### WORK TO COMPLETE
Restate the listing below word for word, omitting any images.
------ DATASET CONTENT ------
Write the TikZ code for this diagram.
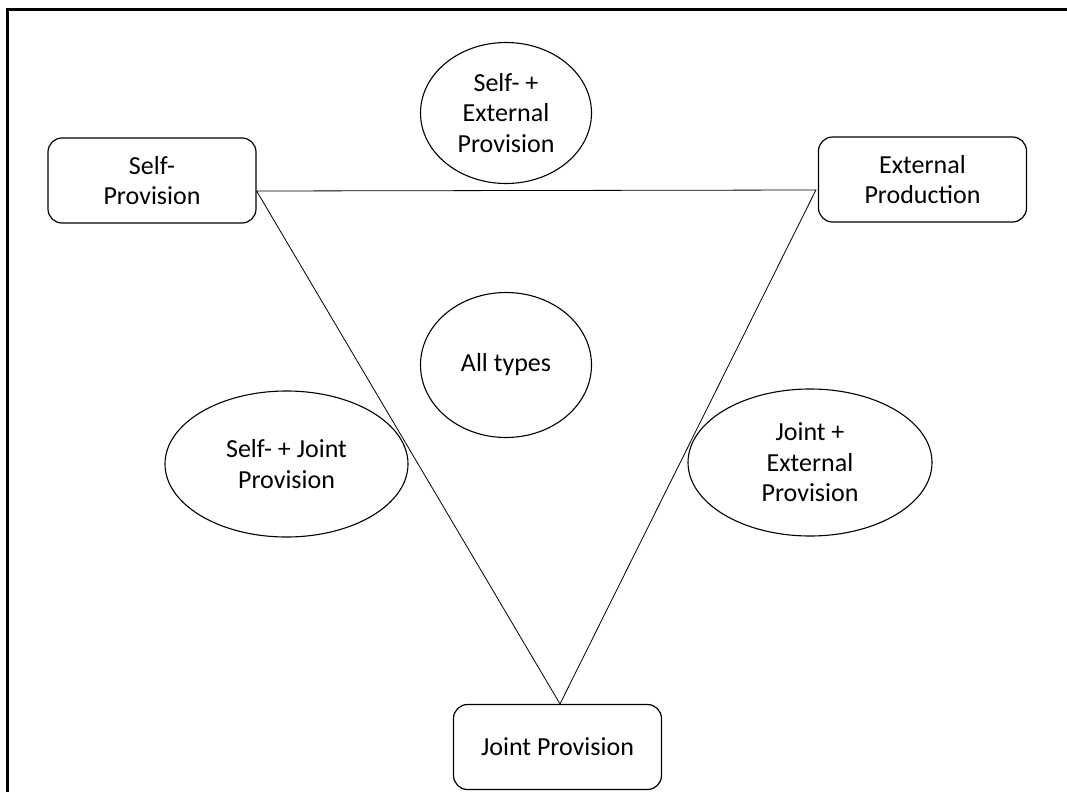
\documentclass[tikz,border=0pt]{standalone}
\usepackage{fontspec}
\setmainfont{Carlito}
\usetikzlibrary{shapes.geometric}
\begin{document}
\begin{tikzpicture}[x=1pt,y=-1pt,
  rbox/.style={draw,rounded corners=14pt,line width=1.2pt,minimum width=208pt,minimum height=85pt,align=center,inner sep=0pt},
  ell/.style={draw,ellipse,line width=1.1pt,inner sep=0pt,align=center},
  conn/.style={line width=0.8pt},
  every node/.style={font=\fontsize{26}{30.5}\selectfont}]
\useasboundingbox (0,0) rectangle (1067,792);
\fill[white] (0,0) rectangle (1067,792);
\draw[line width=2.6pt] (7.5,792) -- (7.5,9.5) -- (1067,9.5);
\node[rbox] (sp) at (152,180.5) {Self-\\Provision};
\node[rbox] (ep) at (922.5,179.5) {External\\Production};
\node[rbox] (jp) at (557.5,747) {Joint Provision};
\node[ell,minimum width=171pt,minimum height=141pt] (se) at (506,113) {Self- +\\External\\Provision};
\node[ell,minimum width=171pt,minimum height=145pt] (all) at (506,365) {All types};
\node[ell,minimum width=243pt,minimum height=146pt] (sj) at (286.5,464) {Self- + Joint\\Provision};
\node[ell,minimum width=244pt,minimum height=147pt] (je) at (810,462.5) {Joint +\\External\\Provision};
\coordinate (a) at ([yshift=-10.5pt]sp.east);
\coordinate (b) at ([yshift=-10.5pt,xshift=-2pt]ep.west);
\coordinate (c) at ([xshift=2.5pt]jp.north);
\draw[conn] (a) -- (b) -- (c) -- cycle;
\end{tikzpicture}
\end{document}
------
### THE COMPLETED TASK
Write the TikZ code for this diagram.
\documentclass[tikz,border=0pt]{standalone}
\usepackage{fontspec}
\setmainfont{Carlito}
\usetikzlibrary{shapes.geometric}
\begin{document}
\begin{tikzpicture}[x=1pt,y=-1pt,
  rbox/.style={draw,rounded corners=14pt,line width=1.2pt,minimum width=208pt,minimum height=85pt,align=center,inner sep=0pt},
  ell/.style={draw,ellipse,line width=1.1pt,inner sep=0pt,align=center},
  conn/.style={line width=0.8pt},
  every node/.style={font=\fontsize{26}{30.5}\selectfont}]
\useasboundingbox (0,0) rectangle (1067,792);
\fill[white] (0,0) rectangle (1067,792);
\draw[line width=2.6pt] (7.5,792) -- (7.5,9.5) -- (1067,9.5);
\node[rbox] (sp) at (152,180.5) {Self-\\Provision};
\node[rbox] (ep) at (922.5,179.5) {External\\Production};
\node[rbox] (jp) at (557.5,747) {Joint Provision};
\node[ell,minimum width=171pt,minimum height=141pt] (se) at (506,113) {Self- +\\External\\Provision};
\node[ell,minimum width=171pt,minimum height=145pt] (all) at (506,365) {All types};
\node[ell,minimum width=243pt,minimum height=146pt] (sj) at (286.5,464) {Self- + Joint\\Provision};
\node[ell,minimum width=244pt,minimum height=147pt] (je) at (810,462.5) {Joint +\\External\\Provision};
\coordinate (a) at ([yshift=-10.5pt]sp.east);
\coordinate (b) at ([yshift=-10.5pt,xshift=-2pt]ep.west);
\coordinate (c) at ([xshift=2.5pt]jp.north);
\draw[conn] (a) -- (b) -- (c) -- cycle;
\end{tikzpicture}
\end{document}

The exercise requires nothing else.